Le pavillon aux œufs et aux volaille, reconstruit à Nogent-sur-Marne, square du Vieux-Paris
En 1960, la décision de transférer le marché des Halles à Rungis condamna cette fois-ci les Halles de Baltard. Ce transfert eut lieu neuf ans plus tard. La démolition des pavillons, un temps repoussée, se déroula finalement en 1973. Un seul pavillon -celui abritant le marché aux œufs et à la volaille- échappa à la démolition. Classé Monument Historique, il fut démonté en 1972 et reconstruit à Nogent-sur-Marne, square du Vieux-Paris, en 1976.
Trois vues du pavillon Baltard, à Nogent-sur-Marne
Sa silhouette émerge des frondaisons lorsqu’on se promène sur les bords de Marne, du côté de Nogent ou de Joinville.
Colonnes et arcades du pavillon Baltard
Protégé par une haute grille, le pavillon Baltard développe son architecture novatrice, basée sur l’emploi de fines colonnes cannelées à chapiteau composite et arcades de fonte. La structure métallique est agrémentée de panneaux de soubassement en mosaïque bleue (en remplacement de la brique initiale), et de baies vitrées, pour la galerie intermédiaire et les grandes arcades.

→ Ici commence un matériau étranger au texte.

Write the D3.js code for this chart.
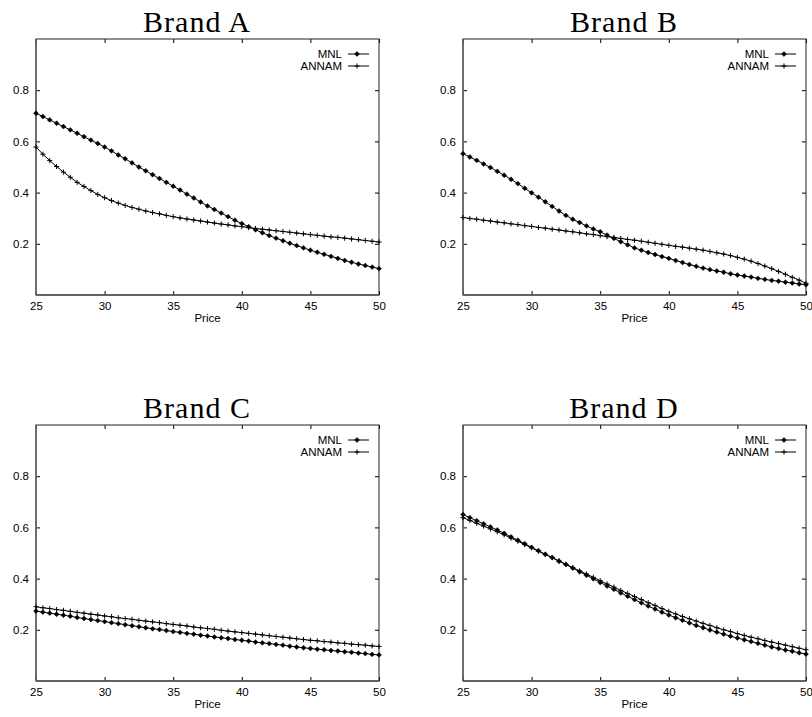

Le forum des Halles de Jean Willerval
D’importants travaux de restructuration du quartier s’engagèrent, avec la perspective de créer en sous-sol la gare ferroviaire de « Châtelet-les-Halles » du réseau express régional (RER) et ses correspondances avec plusieurs gares du métropolitain. Le projet de centre commercial (le « forum ») donna lieu à des vues divergentes ; un premier projet ayant été validé par le Président Giscard d’Estaing, puis rejeté par le maire de Paris Jacques Chirac. Celui-ci choisit, en 1975, Jean Willerval pour l’édification de l’architecture de surface, caractérisée par ses fameux « parapluies ». Le centre commercial fut inauguré en 1979 et le forum, en 1983. En 1986, Louis Arretche procéda à l’aménagement des jardins des Halles de Paris.
L’intérieur de la Canopée des Halles
Plus de 30 ans après son ouverture, le site des Halles dut être restructuré et modernisé en raison de la forte fréquentation des lieux, du vieillissement des structures et des matériaux employés pour la construction du forum, et de l’évolution des normes de sécurité. En juillet 2007, les architectes français Patrick Berger et Jacques Anziutti remportèrent le projet du futur « carreau des Halles » : ils sont les concepteurs de la canopée, qui se dresse désormais devant un vaste quartier piétonnier et un nouveau jardin.